Istilah lame duck session alias sesi 'bebek lumpuh' sudah tidak asing bagi masyarakat, khususnya di kalangan yang bergelut di dunia politik dan hukum. 'Bebek lumpuh' merupakan periode transisi dalam pemerintahan atau lembaga legislatif, yang mana anggota yang terpilih atau ditunjuk sudah ditentukan, tetapi belum resmi menjabat, sementara anggota saat ini sudah melewati masa pemilihan umum dan pada dasarnya akan segera lengser.
Sesi 'bebek lumpuh' disebut demikian karena para anggota pemerintahan atau legislatif yang berada dalam periode ini dianggap memiliki kekuasaan yang berkurang, seperti bebek lumpuh yang tidak bisa bergerak dengan bebas. Dalam sistem pemerintahan Indonesia, masa jabatan anggota DPR adalah 5 tahun dan berakhir pada saat anggota DPR yang baru mengucapkan sumpah/janji, sehingga secara teori, praktik lame duck session bisa terjadi di Indonesia karena terdapat masa transisi antara pemilihan umum dengan pelantikan anggota parlemen baru.
Tetapi, dalam praktiknya, lame duck session tidak terjadi di Indonesia. Hal ini dikarenakan anggota parlemen tetap produktif menjalankan fungsinya sebelum masa jabatannya berakhir. Selain itu, para anggota parlemen yang baru terpilih juga biasanya tidak ingin terlibat dalam aktivitas legislatif besar selama lame duck session karena mereka belum secara resmi menjabat.

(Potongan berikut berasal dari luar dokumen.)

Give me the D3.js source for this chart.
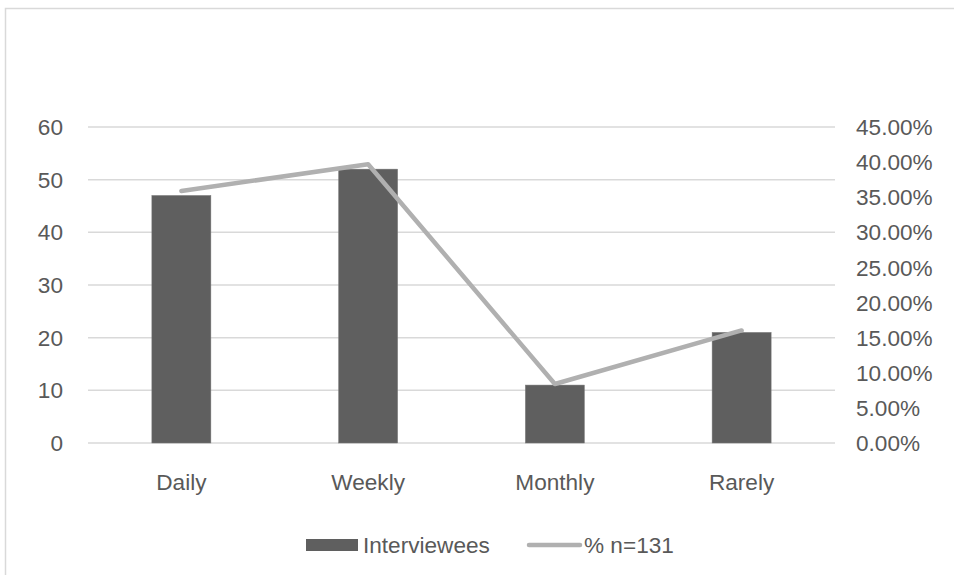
<!DOCTYPE html>
<html>
<head>
<meta charset="utf-8">
<script src="https://cdn.jsdelivr.net/npm/d3@7"></script>
<style>
  body { margin: 0; background: #fff; }
  svg { display: block; font-family: "Liberation Sans", Arial, sans-serif; }
</style>
</head>
<body>
<div id="chart"></div>
<script>
// chart values
const categories = ["Daily", "Weekly", "Monthly", "Rarely"];
const interviewees = [47, 52, 11, 21];
const percentN131 = [0.3588, 0.3969, 0.0840, 0.1603];
const leftTicks = [0, 10, 20, 30, 40, 50, 60];
const rightTicks = [0, 0.05, 0.10, 0.15, 0.20, 0.25, 0.30, 0.35, 0.40, 0.45];
const seriesNames = ["Interviewees", "% n=131"];

const width = 954, height = 575;
const plot = { left: 88, right: 835, top: 127, bottom: 443 };
const textColor = "#595959";
const fontSize = 22.6;

const svg = d3.select("#chart")
    .append("svg")
    .attr("width", width)
    .attr("height", height);

// outer chart border (right/bottom fall outside the picture)
svg.append("rect")
    .attr("x", 5.5).attr("y", 8.5)
    .attr("width", 980).attr("height", 600)
    .attr("fill", "none")
    .attr("stroke", "#d9d9d9")
    .attr("stroke-width", 1.5);

const x = d3.scaleBand()
    .domain(categories)
    .range([plot.left, plot.right])
    .paddingInner(0.684)
    .paddingOuter(0.342);

// band centres for the line, same categories
const xc = d3.scaleBand().domain(categories).range([plot.left, plot.right]);

const yLeft = d3.scaleLinear().domain([0, 60]).range([plot.bottom, plot.top]);
const yRight = d3.scaleLinear().domain([0, 0.45]).range([plot.bottom, plot.top]);

//gridlines
svg.append("g")
    .selectAll("line")
    .data(leftTicks)
    .enter().append("line")
    .attr("x1", plot.left).attr("x2", plot.right)
    .attr("y1", d => yLeft(d)).attr("y2", d => yLeft(d))
    .attr("stroke", "#d9d9d9")
    .attr("stroke-width", 1.5);

//left axis labels
svg.append("g")
    .selectAll("text")
    .data(leftTicks)
    .enter().append("text")
    .attr("x", 63)
    .attr("y", d => yLeft(d))
    .attr("dy", "0.36em")
    .attr("text-anchor", "end")
    .attr("fill", textColor)
    .style("font-size", fontSize + "px")
    .text(d => d);

//right axis labels
const pct = d3.format(".2%");
svg.append("g")
    .selectAll("text")
    .data(rightTicks)
    .enter().append("text")
    .attr("x", 856)
    .attr("y", d => yRight(d))
    .attr("dy", "0.36em")
    .attr("text-anchor", "start")
    .attr("fill", textColor)
    .style("font-size", fontSize + "px")
    .text(d => pct(d));

//bars
svg.append("g")
    .selectAll("rect")
    .data(categories)
    .enter().append("rect")
    .attr("x", d => x(d))
    .attr("y", (d, i) => yLeft(interviewees[i]))
    .attr("width", x.bandwidth())
    .attr("height", (d, i) => yLeft(0) - yLeft(interviewees[i]))
    .attr("fill", "#5f5f5f")
    .attr("stroke", "#7a7a7a")
    .attr("stroke-width", 0.5);

//line
const line = d3.line()
    .x((d, i) => xc(categories[i]) + xc.bandwidth() / 2)
    .y(d => yRight(d));

svg.append("path")
    .datum(percentN131)
    .attr("d", line)
    .attr("fill", "none")
    .attr("stroke", "#b0b0b0")
    .attr("stroke-width", 4.5)
    .attr("stroke-linecap", "round")
    .attr("stroke-linejoin", "round");

//category labels
svg.append("g")
    .selectAll("text")
    .data(categories)
    .enter().append("text")
    .attr("x", d => xc(d) + xc.bandwidth() / 2)
    .attr("y", 482)
    .attr("dy", "0.36em")
    .attr("text-anchor", "middle")
    .attr("fill", textColor)
    .style("font-size", fontSize + "px")
    .text(d => d);

//legend
const legend = svg.append("g");
legend.append("rect")
    .attr("x", 306).attr("y", 539)
    .attr("width", 52).attr("height", 12)
    .attr("fill", "#5f5f5f");
legend.append("text")
    .attr("x", 363).attr("y", 545)
    .attr("dy", "0.36em")
    .attr("fill", textColor)
    .style("font-size", fontSize + "px")
    .text(seriesNames[0]);
legend.append("line")
    .attr("x1", 529).attr("x2", 580)
    .attr("y1", 545).attr("y2", 545)
    .attr("stroke", "#b0b0b0")
    .attr("stroke-width", 4.5)
    .attr("stroke-linecap", "round");
legend.append("text")
    .attr("x", 584).attr("y", 545)
    .attr("dy", "0.36em")
    .attr("fill", textColor)
    .style("font-size", fontSize + "px")
    .text(seriesNames[1]);
</script>
</body>
</html>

Kendati demikian, lame duck session bukanlah praktik yang baik karena menyebabkan parlemen lumpuh. Hal ini dikarenakan anggota parlemen yang terpilih atau ditunjuk belum memiliki mandat yang kuat dari rakyat, sehingga mereka tidak bisa membuat kebijakan yang signifikan.

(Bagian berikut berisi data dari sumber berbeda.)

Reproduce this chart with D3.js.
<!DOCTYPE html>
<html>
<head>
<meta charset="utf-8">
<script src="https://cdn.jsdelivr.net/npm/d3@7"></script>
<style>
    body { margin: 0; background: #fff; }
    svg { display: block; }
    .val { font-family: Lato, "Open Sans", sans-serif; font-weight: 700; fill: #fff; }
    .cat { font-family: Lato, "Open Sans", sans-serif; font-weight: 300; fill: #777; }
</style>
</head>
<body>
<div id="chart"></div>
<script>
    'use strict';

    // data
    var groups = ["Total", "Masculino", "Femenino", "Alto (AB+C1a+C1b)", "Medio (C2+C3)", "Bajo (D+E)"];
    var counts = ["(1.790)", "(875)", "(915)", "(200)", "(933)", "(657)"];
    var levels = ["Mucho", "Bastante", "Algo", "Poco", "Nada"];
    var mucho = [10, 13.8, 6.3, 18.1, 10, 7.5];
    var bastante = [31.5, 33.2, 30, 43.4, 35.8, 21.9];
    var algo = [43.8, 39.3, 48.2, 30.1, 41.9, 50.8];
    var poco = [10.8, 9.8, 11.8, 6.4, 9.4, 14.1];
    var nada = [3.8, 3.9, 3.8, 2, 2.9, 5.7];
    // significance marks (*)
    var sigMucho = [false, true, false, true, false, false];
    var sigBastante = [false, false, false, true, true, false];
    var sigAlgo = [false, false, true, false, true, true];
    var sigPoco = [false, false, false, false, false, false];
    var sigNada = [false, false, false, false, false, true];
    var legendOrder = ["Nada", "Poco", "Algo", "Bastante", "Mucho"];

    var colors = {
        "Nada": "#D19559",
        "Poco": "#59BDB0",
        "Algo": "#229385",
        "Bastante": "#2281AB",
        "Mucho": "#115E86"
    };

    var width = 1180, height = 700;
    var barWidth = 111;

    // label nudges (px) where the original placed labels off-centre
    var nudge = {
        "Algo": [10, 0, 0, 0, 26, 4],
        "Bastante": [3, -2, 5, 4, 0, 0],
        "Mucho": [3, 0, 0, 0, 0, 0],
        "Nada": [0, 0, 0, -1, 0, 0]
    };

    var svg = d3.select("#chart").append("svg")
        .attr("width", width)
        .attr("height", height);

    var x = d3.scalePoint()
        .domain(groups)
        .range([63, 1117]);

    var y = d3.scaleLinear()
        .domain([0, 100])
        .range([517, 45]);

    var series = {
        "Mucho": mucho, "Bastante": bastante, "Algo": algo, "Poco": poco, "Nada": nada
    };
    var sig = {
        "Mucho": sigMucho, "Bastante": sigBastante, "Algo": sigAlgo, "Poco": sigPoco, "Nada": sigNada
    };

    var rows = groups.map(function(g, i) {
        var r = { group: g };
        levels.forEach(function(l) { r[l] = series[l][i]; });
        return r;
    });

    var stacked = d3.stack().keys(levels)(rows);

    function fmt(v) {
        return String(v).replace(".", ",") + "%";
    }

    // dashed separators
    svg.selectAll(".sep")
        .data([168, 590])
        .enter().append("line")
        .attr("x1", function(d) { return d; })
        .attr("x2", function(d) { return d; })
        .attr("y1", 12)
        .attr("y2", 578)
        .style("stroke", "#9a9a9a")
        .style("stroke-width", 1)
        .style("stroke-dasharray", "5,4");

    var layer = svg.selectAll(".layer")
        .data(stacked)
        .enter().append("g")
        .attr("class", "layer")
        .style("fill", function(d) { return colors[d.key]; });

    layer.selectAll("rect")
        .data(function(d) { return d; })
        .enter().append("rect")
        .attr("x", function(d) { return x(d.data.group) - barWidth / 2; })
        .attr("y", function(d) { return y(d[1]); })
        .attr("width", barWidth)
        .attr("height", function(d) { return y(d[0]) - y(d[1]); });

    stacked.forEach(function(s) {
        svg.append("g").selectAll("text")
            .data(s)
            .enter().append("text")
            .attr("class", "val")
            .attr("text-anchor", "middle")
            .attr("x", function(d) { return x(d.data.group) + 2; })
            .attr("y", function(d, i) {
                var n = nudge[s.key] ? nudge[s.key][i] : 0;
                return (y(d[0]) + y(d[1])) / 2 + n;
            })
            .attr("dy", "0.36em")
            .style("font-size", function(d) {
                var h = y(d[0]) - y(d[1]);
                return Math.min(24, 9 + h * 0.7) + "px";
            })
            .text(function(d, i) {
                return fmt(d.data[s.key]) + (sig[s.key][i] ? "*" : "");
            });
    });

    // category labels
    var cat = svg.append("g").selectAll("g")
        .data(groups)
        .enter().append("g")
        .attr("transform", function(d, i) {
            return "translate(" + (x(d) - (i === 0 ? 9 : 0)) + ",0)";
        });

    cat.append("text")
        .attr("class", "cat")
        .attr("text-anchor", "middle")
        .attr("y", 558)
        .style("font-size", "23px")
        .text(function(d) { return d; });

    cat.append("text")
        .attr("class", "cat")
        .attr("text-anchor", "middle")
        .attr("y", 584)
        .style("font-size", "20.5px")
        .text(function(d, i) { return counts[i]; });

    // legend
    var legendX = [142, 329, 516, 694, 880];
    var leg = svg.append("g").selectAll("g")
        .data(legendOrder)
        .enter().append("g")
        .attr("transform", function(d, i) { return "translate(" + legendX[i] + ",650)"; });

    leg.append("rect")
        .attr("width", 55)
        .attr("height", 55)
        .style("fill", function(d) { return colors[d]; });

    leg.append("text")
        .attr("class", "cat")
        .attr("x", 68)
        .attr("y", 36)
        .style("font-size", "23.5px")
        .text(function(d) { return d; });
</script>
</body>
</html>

Masyarakat perlu mewaspadai terkait (secara teori) lame duck session di Indonesia pasca-Pemilu 2024 nanti karena masa transisi ini bisa menjadi ajang bagi legislator dan pemerintah eksekutif untuk mengutak-atik regulasi untuk kepentingan dirinya maupun golongannya.
Fenomena Menarik
Melihat Pemilu 2019, ada fenomena menarik terkait legislatif yang tiba-tiba produktif. Namun, produktivitasnya dibarengi dengan "kecacatan" dari segi substansi; hal ini bisa dilihat banyak sekali kritikan yang dilontarkan dari para ahli, baik di bidang hukum maupun politik. Hal ini menimbulkan pertanyaan masyarakat dan banyak juga aksi protes yang mewarnainya.

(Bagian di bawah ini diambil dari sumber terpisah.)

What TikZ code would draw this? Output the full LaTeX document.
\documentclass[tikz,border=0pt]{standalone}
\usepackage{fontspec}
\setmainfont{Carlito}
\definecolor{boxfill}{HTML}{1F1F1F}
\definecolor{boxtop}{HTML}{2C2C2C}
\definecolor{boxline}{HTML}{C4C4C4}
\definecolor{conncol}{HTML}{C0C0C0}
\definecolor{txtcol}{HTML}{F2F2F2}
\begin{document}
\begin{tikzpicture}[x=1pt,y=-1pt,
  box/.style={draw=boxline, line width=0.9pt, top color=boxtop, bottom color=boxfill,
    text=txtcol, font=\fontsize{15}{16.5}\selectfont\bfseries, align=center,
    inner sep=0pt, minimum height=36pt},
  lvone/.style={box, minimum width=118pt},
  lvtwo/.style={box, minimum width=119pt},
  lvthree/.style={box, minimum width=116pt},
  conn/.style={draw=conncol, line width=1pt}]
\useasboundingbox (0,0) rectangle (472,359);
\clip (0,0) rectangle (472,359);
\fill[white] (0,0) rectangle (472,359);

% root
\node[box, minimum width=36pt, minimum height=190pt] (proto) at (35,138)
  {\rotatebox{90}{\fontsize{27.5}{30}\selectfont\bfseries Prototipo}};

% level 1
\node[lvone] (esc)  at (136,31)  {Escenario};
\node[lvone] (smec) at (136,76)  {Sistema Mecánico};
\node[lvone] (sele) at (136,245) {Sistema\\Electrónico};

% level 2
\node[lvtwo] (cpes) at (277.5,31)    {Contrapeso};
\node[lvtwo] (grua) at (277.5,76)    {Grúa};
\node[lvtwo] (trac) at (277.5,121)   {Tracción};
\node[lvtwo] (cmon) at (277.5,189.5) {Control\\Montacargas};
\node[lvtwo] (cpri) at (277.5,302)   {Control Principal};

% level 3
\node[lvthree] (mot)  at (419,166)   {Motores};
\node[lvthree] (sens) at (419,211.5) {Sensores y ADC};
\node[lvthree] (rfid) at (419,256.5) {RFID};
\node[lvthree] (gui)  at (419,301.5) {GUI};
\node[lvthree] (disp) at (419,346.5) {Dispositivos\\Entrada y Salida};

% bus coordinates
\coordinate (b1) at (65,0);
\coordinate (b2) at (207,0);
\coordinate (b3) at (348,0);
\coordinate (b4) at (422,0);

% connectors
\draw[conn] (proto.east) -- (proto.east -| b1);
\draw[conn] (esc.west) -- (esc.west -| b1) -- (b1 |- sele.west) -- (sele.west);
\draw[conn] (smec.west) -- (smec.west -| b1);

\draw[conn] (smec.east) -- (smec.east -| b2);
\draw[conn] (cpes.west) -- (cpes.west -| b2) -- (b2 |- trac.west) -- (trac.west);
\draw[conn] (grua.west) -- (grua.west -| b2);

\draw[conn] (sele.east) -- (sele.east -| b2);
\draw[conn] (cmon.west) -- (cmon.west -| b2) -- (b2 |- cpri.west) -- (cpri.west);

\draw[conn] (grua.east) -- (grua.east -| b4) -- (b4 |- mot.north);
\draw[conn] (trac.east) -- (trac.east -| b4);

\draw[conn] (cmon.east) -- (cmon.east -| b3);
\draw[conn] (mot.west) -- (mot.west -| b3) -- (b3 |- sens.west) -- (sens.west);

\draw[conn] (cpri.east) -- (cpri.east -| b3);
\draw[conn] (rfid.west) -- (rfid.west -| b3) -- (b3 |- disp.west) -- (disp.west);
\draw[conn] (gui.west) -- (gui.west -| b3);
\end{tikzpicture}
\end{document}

Seorang ahli hukum, Fitra Arsil (2019), pun menyatakan bahwa aktivitas legislasi DPR tiba-tiba meningkat pesat di akhir masa jabatannya, terutama pada masa transisi atau lame duck session. Peningkatan produktivitas ini kontras dengan kinerja rendah DPR selama hampir lima tahun sebelumnya. Meskipun terdapat beberapa RUU yang diselesaikan dengan materi yang cukup banyak, peningkatan frekuensi rapat paripurna dan kesibukan legislasi menimbulkan pertanyaan.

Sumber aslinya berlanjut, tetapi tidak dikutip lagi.